We now commence the study of a very important event in the reign of King David. Somewhere back in the earliest years of this ministry (i.e. 1989-91), we did a seven-lecture series concerning the symbolic meaning of “barley” in the Bible. (It is no longer available, but perhaps we will do a revised version of it some day.) In any event, in that Barley in the Bible series, we had made reference to this story, but we had not taken it apart and scrutinized it verse-by-verse as we intend to do presently.
2 Samuel 21:1 Then there was a famine in the days of David three years, year after year; and David enquired of the LORD. And the LORD answered, It is for Saul, and for his bloody house, because he slew the Gibeonites.
Gibeon was a “great city” (Joshua 10:2), and it will be figure prominently in the rest of this study (which will extend beyond this issue of FMS). The first thing we need to note is the chronology. It is unfortunate that the KJV translators used the word then to introduce the story, because in our modern understanding, it indicates that what follows occurred after what we have just read. This is not the case here however.
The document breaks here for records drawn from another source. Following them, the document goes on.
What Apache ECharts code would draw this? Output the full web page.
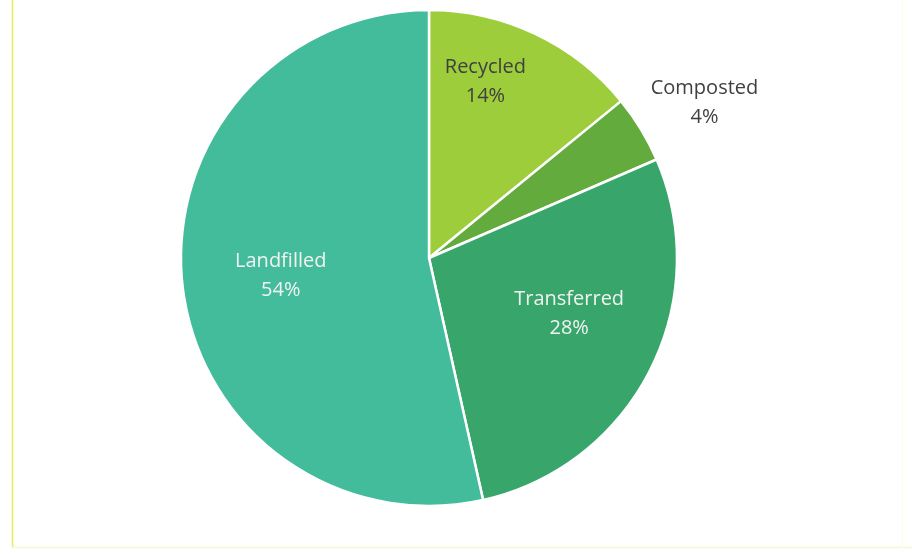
<!DOCTYPE html>
<html>
<head>
<meta charset="utf-8">
<script src="https://cdn.jsdelivr.net/npm/echarts@6/dist/echarts.min.js"></script>
<style>
  html, body { margin: 0; padding: 0; background: #ffffff; }
  #chart { width: 912px; height: 554px; }
</style>
</head>
<body>
<div id="chart"></div>
<script>
// Data
var categories = ['Recycled', 'Composted', 'Transferred', 'Landfilled'];
var values = [14.1, 4.4, 28.0, 53.5];

// Styling (not data)
var colors = ['#9dcd3a', '#63ab3d', '#38a66b', '#43bc9b'];
var labelColors = ['#404040', '#404040', '#f2f2f2', '#f2f2f2'];
var labelOffsets = [[2, -61], [167, -89], [27, -2], [-22, 4]];

var total = values.reduce(function (a, b) { return a + b; }, 0);

var seriesData = categories.map(function (name, i) {
  return {
    name: name,
    value: values[i],
    itemStyle: { color: colors[i] },
    label: { color: labelColors[i], offset: labelOffsets[i] }
  };
});

var chart = echarts.init(document.getElementById('chart'), null, { renderer: 'canvas' });
chart.setOption({
  backgroundColor: '#ffffff',
  animation: false,
  graphic: [
    { type: 'line', shape: { x1: 12.5, y1: 0, x2: 12.5, y2: 548 }, style: { stroke: '#e4f05a', lineWidth: 1.5 }, silent: true },
    { type: 'line', shape: { x1: 12, y1: 547.5, x2: 912, y2: 547.5 }, style: { stroke: '#f8f8d0', lineWidth: 1.5 }, silent: true },
    { type: 'line', shape: { x1: 902.5, y1: 0, x2: 902.5, y2: 548 }, style: { stroke: '#fbfbe8', lineWidth: 1 }, silent: true }
  ],
  series: [{
    type: 'pie',
    center: [429, 258],
    radius: [0, 248],
    startAngle: 90,
    clockwise: true,
    avoidLabelOverlap: false,
    itemStyle: { borderColor: '#ffffff', borderWidth: 2.5 },
    label: {
      show: true,
      position: 'inside',
      fontFamily: 'Open Sans',
      fontSize: 20,
      lineHeight: 29,
      align: 'center',
      formatter: function (p) {
        return p.name + '\n' + Math.round(p.value / total * 100) + '%';
      }
    },
    labelLine: { show: false },
    emphasis: { disabled: true },
    data: seriesData
  }]
});
</script>
</body>
</html>
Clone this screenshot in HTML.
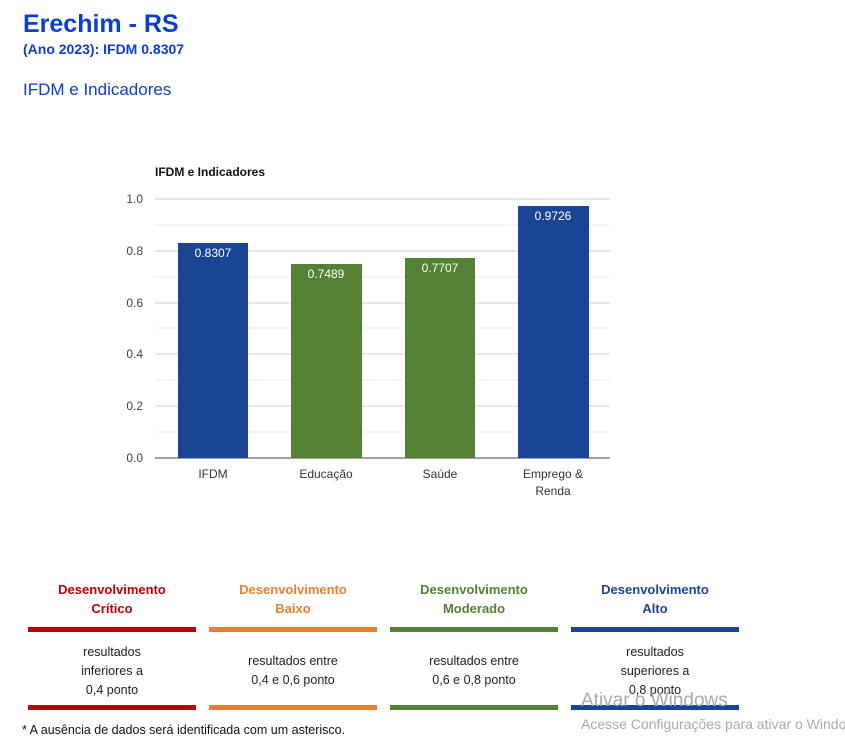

It is almost universally agreed upon by Bible scholars that this event did not occur near the end of David’s reign and life, but rather it happened not too long after David had become king over all Israel. Even at that, it would have been some seven or more years since the death of King Saul.
The reasons why we believe this story occurred early in David’s reign are numerous and some will be noted as we proceed. From this first verse, there are three reasons: One, we have mentioned a number of times in past lectures about the very compact nature of the Hebrew language.
That means that one word in Hebrew often carries an entire phrase-worth of meaning in English. In verse one here, the English translation says: “Then there was a famine” but in Hebrew the only word in the actual text is ra-ab, the word for “famine.” The words “Then there was a…” are elliptical. That means they are understood in the Hebrew tongue without being stated. Here is a modern example: “Got milk?” How many have seen those advertisements? That is a very elliptical question. If we were to flesh it out with all the elliptical words added in, instead of “got milk,” we would say: “Do you have any milk?”
You can see some of the problems that this presents to translators, can you not? Not only that, but there is a wide latitude of meanings in most Hebrew words from which translators can choose. There is an actual word for “then” in Hebrew, but it is not in the Hebrew text here.
Therefore, when the Revised Version uses “And” instead of “then,” it is just as correct, and in this case, even more so, because “And” does not imply that the story we are about to read occurred after the one we just finished reading in 2 Samuel 20.
So, in general then, can you see how someone who wants to use only his English translation and build a doctrine around certain words is skating on thin theological ice? Now this is not to discourage us in any way, such that we would think that we all have to be Hebrew scholars. Not at all. After all, these are not matters that our salvation rests upon. They are minutiae for those of us who are interested in all the details. And as you know, when it comes to God’s Word, I am one of those persons. And I am delighted to know you are as well (or you probably would not be reading FMS).
The second reason we are not forced to place this story at the end of David’s life is that verse 1 gives us merely a general statement that it occurred “in the days of David.” Frankly, it would have been perfectly understandable if the translators had left the word then out altogether. It simply would have read: “there was a famine in the days of David three years….” Then there would have been no dispute whatsoever about this occurring so late in David’s life.
The third reason is that if the famine had occurred later in David’s reign which was after David had conquered many other nations, then a famine in Israel could have been alleviated by the importation of sufficient food from the subdued nations in the form of tribute. Now before we continue with this story, drop down to verse 15.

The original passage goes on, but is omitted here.